This guide explains the Natural Language Processing (NLP) features available in News API v3, how to use them, and their practical applications. By leveraging these NLP capabilities, you can extract meaningful insights from news data, enhancing your analysis, research, and application development.

Understanding NLP layer

When processing news, we summarize the article content, categorize articles by theme, estimate the overall tone of the writing, and identify important names and places mentioned in the text. As a result, we supply each processed article with additional NLP information that you can use when making requests via News API v3.

The NLP layer in News API v3 consists of the following components:

ComponentDescriptionPlan Requirement
ThemeGeneral topic or category of the articlev3_nlp
SummaryConcise overview of the article’s contentv3_nlp
SentimentSeparate scores for title and content sentimentv3_nlp
Named EntitiesIdentified persons, organizations, locations, and miscellaneous entitiesv3_nlp
IPTC TagsStandardized news category tagsv3_nlp_iptc_tags
IAB TagsContent categories for digital advertisingv3_nlp_iptc_tags
Custom TagsOrganization-specific classification systemAll v3 NLP plans
Embeddings1024-dimensional vector representation for semantic similarityv3_nlp_embeddings

To learn more about plan features and requirements, see Subscription plans.

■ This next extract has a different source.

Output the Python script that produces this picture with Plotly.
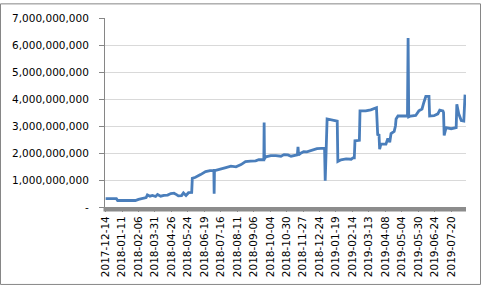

Including NLP data in API responses

To include the NLP layer in your API responses, use these parameters:

  • include_nlp_data (boolean): Set to true to include the NLP layer for each article.
  • has_nlp (boolean): Set to true to filter results to include only articles with an NLP layer.

Code example

Here’s how you can make a request to include NLP data in your search results using Python:

nlp_request.py
import requests
import json
import os

# Configuration
API_KEY = os.getenv("NEWSCATCHER_API_KEY")  # Set your API key as an environment variable
if not API_KEY:
    raise ValueError("API key not found. Please set the NEWSCATCHER_API_KEY environment variable.")

URL = "https://v3-api.newscatcherapi.com/api/search"
HEADERS = {"x-api-token": API_KEY, "Content-Type": "application/json"}
PAYLOAD = {
    "q": "artificial intelligence",
    "lang": "en",
    "include_nlp_data": True,
    "has_nlp": True
}

try:
    # Fetch articles using POST method
    response = requests.post(URL, headers=HEADERS, json=PAYLOAD)
    response.raise_for_status()  # Check if the request was successful

    # Print the raw JSON response
    print(json.dumps(response.json(), indent=2))

except requests.exceptions.RequestException as e:
    print(f"Failed to fetch articles: {e}")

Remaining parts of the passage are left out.